REQUEST:
Return the lines that follow, exactly as they appear, from the first through the one containing "const tickVals = [0, 0.2, 0.4, 0.6, 0.8, 1]"; no pictures are to be included.
======== DATASET EXTRACT ========
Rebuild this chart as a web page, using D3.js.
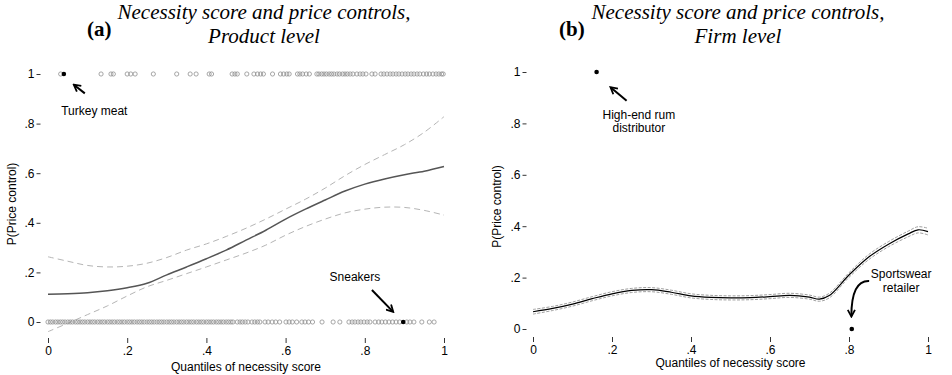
<!DOCTYPE html>
<html>
<head>
<meta charset="utf-8">
<script src="https://cdn.jsdelivr.net/npm/d3@7"></script>
<style>
  body { margin: 0; background: #fff; }
  text { font-family: "Liberation Sans", Arial, sans-serif; }
</style>
</head>
<body>
<svg id="chart" width="952" height="375"></svg>
<script>
// tick values shared by both panels
const tickVals = [0, 0.2, 0.4, 0.6, 0.8, 1]

// panel (a): product level
const gridA = [0, .05, .1, .15, .2, .25, .3, .35, .4, .45, .5, .55, .6, .65, .7, .75, .8, .85, .9, .95, 1]
const fitA = [.112, .114, .118, .126, .138, .156, .19, .222, .255, .29, .33, .37, .415, .455, .492, .528, .556, .577, .594, .608, .627]
const upperA = [.263, .245, .228, .222, .225, .237, .26, .29, .315, .345, .378, .415, .455, .495, .54, .59, .635, .675, .715, .765, .828]
const lowerA = [-.039, -.005, .03, .065, .105, .142, .168, .195, .222, .25, .278, .31, .35, .385, .415, .44, .455, .463, .462, .45, .431]

// products with a price control (y = 1)
const controlledA = [.032, .134, .159, .165, .200, .209, .220, .266, .325, .359, .374, .407, .413,
  .465, .472, .478, .502, .520, .529, .537, .544, .567, .587, .595, .603, .609, .630, .636, .643,
  .652, .660, .679, .684, .691, .697, .703, .710, .716, .722, .730, .736, .744, .750, .756, .763,
  .770, .780, .788, .795, .803, .818, .826, .841, .848, .856, .864, .871, .879, .886, .894, .902,
  .909, .917, .924, .932, .939, .948, .956, .963, .972, .980, .987, .994, .998]
// products without a price control (y = 0)
const freeA = [0, .006, .012, .019, .025, .031, .037, .043, .05, .056, .062, .069, .075, .081, .087,
  .093, .1, .106, .112, .118, .125, .131, .137, .143, .15, .156, .162, .168, .175, .181, .187, .193,
  .2, .206, .212, .218, .225, .231, .237, .243, .25, .256, .262, .268, .275, .281, .287, .293, .3,
  .306, .312, .318, .325, .331, .337, .343, .35, .356, .362, .368, .375, .381, .387, .393, .4, .406,
  .412, .418, .425, .431, .437, .443, .45, .456, .462, .467,
  .478, .485, .491, .498, .505, .515, .522, .529, .535, .548, .556, .566, .575, .585,
  .601, .609, .617, .628, .641, .649, .658, .668, .692, .720, .737,
  .760, .768, .775, .783, .790, .798, .806, .813, .826, .835, .843, .852, .861, .870, .879, .888,
  .906, .914, .924, .944, .963, .975]
const turkeyMeat = [.040, 1]
const sneakers = [.897, 0]

// panel (b): firm level
const gridB = [0, .05, .1, .15, .2, .25, .3, .35, .4, .45, .5, .55, .6, .65, .7, .725, .75, .8, .85, .9, .95, .975, 1]
const fitB = [.067, .08, .097, .118, .137, .15, .153, .143, .129, .123, .121, .122, .126, .131, .124, .116, .13, .21, .28, .33, .37, .386, .379]
const upperB = [.076, .088, .105, .126, .145, .158, .161, .151, .137, .131, .129, .130, .134, .139, .132, .124, .139, .219, .29, .34, .381, .398, .392]
const lowerB = [.058, .072, .089, .110, .129, .142, .145, .135, .121, .115, .113, .114, .118, .123, .116, .108, .121, .201, .27, .32, .359, .374, .366]
const rumDistributor = [.161, 1]
const sportswearRetailer = [.807, 0]

const svg = d3.select('#chart')

// arrow head shared by annotations
svg.append('defs').append('marker')
  .attr('id', 'head')
  .attr('viewBox', '0 0 10 10')
  .attr('refX', 8).attr('refY', 5)
  .attr('markerWidth', 9).attr('markerHeight', 9)
  .attr('markerUnits', 'userSpaceOnUse')
  .attr('orient', 'auto')
  .append('path')
  .attr('d', 'M1,1 L8.5,5 L1,9')
  .attr('fill', 'none')
  .attr('stroke', '#000')
  .attr('stroke-width', 2)

const fmt = d => d === 0 ? '0' : d === 1 ? '1' : d3.format('.1f')(d).replace(/^0/, '')

function drawPanel(p) {
  const x = d3.scaleLinear().domain([0, 1]).range(p.xRange)
  const y = d3.scaleLinear().domain([0, 1]).range(p.yRange)
  const g = svg.append('g')

  // title
  g.append('text').attr('x', p.letterX).attr('y', 36)
    .style('font-family', '"Liberation Serif", "Times New Roman", serif')
    .style('font-weight', 'bold').style('font-size', '21px')
    .text(p.letter)
  const t = g.append('text').attr('text-anchor', 'middle')
    .style('font-family', '"Liberation Serif", "Times New Roman", serif')
    .style('font-style', 'italic').style('font-size', '21px')
  t.append('tspan').attr('x', p.titleX).attr('y', 19).text('Necessity score and price controls,')
  t.append('tspan').attr('x', p.titleX).attr('y', 43).text(p.sub)

  // axes (ticks only, no axis line)
  const yAxis = g.append('g')
    .attr('transform', `translate(${p.yAxisX},0)`)
    .call(d3.axisLeft(y).tickValues(tickVals).tickFormat(fmt).tickSize(4).tickPadding(2))
  const xAxis = g.append('g')
    .attr('transform', `translate(0,${p.xAxisY})`)
    .call(d3.axisBottom(x).tickValues(tickVals).tickFormat(fmt).tickSize(5).tickPadding(3))
  for (const ax of [yAxis, xAxis]) {
    ax.select('.domain').remove()
    ax.selectAll('text').style('font-size', '12px').attr('fill', '#000')
      .style('font-family', '"Liberation Sans", Arial, sans-serif')
    ax.selectAll('line').attr('stroke', '#000').attr('stroke-width', 0.8)
  }

  g.append('text').attr('text-anchor', 'middle')
    .attr('x', (p.xRange[0] + p.xRange[1]) / 2).attr('y', p.xTitleY)
    .style('font-size', '12px').text('Quantiles of necessity score')
  g.append('text').attr('text-anchor', 'middle')
    .attr('transform', `translate(${p.yTitleX},${(p.yRange[0] + p.yRange[1]) / 2 + 6}) rotate(-90)`)
    .style('font-size', '12px').text('P(Price control)')

  const line = d3.line().x(d => x(d[0])).y(d => y(d[1])).curve(d3.curveCatmullRom)
  const pts = arr => p.grid.map((v, i) => [v, arr[i]])

  g.append('path').datum(pts(p.upper)).attr('d', line)
    .attr('fill', 'none').attr('stroke', p.ciColor).attr('stroke-width', 1).attr('stroke-dasharray', p.ciDash)
  g.append('path').datum(pts(p.lower)).attr('d', line)
    .attr('fill', 'none').attr('stroke', p.ciColor).attr('stroke-width', 1).attr('stroke-dasharray', p.ciDash)
  g.append('path').datum(pts(p.fit)).attr('d', line)
    .attr('fill', 'none').attr('stroke', p.fitColor).attr('stroke-width', p.fitWidth)

  if (p.ones) {
    g.selectAll('.one').data(p.ones).enter().append('circle')
      .attr('cx', d => x(d)).attr('cy', y(1)).attr('r', 2.1)
      .attr('fill', 'none').attr('stroke', '#909090').attr('stroke-width', 0.8)
    g.selectAll('.zero').data(p.zeros).enter().append('circle')
      .attr('cx', d => x(d)).attr('cy', y(0)).attr('r', 2.1)
      .attr('fill', 'none').attr('stroke', '#909090').attr('stroke-width', 0.8)
  }

  g.selectAll('.hl').data(p.highlights).enter().append('circle')
    .attr('cx', d => x(d[0])).attr('cy', d => y(d[1])).attr('r', 2.3).attr('fill', '#000')

  // annotations
  for (const a of p.notes) {
    const tx = g.append('text').attr('text-anchor', 'middle').style('font-size', '12px')
    const top = y(a.at[1]) + 4 - (a.lines.length - 1) * 1
    a.lines.forEach((s, i) => {
      tx.append('tspan').attr('x', x(a.at[0])).attr('y', top + i * 13.5).text(s)
    })
    let d
    if (a.via) {
      d = `M${x(a.from[0])},${y(a.from[1])} Q${x(a.via[0])},${y(a.via[1])} ${x(a.to[0])},${y(a.to[1])}`
    } else {
      d = `M${x(a.from[0])},${y(a.from[1])} L${x(a.to[0])},${y(a.to[1])}`
    }
    g.append('path').attr('d', d).attr('fill', 'none').attr('stroke', '#000')
      .attr('stroke-width', 2).attr('marker-end', 'url(#head)')
  }
}

drawPanel({
  letter: '(a)', letterX: 87, titleX: 264, sub: 'Product level',
  xRange: [48, 444], yRange: [322, 74], yAxisX: 40.5, xAxisY: 338,
  xTitleY: 371, yTitleX: 16,
  grid: gridA, fit: fitA, upper: upperA, lower: lowerA,
  fitColor: '#555', fitWidth: 1.5, ciColor: '#b5b5b5', ciDash: '6,4',
  ones: controlledA, zeros: freeA,
  highlights: [turkeyMeat, sneakers],
  notes: [
    { lines: ['Turkey meat'], at: [.117, .851], from: [.093, .922], to: [.066, .956] },
    { lines: ['Sneakers'], at: [.775, .183], from: [.818, .129], to: [.871, .042] }
  ]
})

drawPanel({
  letter: '(b)', letterX: 559, titleX: 738, sub: 'Firm level',
  xRange: [533, 928], yRange: [329, 72], yAxisX: 526.5, xAxisY: 337,
  xTitleY: 367, yTitleX: 501,
  grid: gridB, fit: fitB, upper: upperB, lower: lowerB,
  fitColor: '#000', fitWidth: 1.2, ciColor: '#a0a0a0', ciDash: '3,1.5',
  highlights: [rumDistributor, sportswearRetailer],
  notes: [
    { lines: ['High-end rum', 'distributor'], at: [.268, .829], from: [.237, .888], to: [.197, .940] },
    { lines: ['Sportswear', 'retailer'], at: [.932, .210], from: [.851, .187], via: [.806, .19], to: [.806, .05] }
  ]
})
</script>
</body>
</html>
========
FULL RESPONSE:
Rebuild this chart as a web page, using D3.js.
<!DOCTYPE html>
<html>
<head>
<meta charset="utf-8">
<script src="https://cdn.jsdelivr.net/npm/d3@7"></script>
<style>
  body { margin: 0; background: #fff; }
  text { font-family: "Liberation Sans", Arial, sans-serif; }
</style>
</head>
<body>
<svg id="chart" width="952" height="375"></svg>
<script>
// tick values shared by both panels
const tickVals = [0, 0.2, 0.4, 0.6, 0.8, 1]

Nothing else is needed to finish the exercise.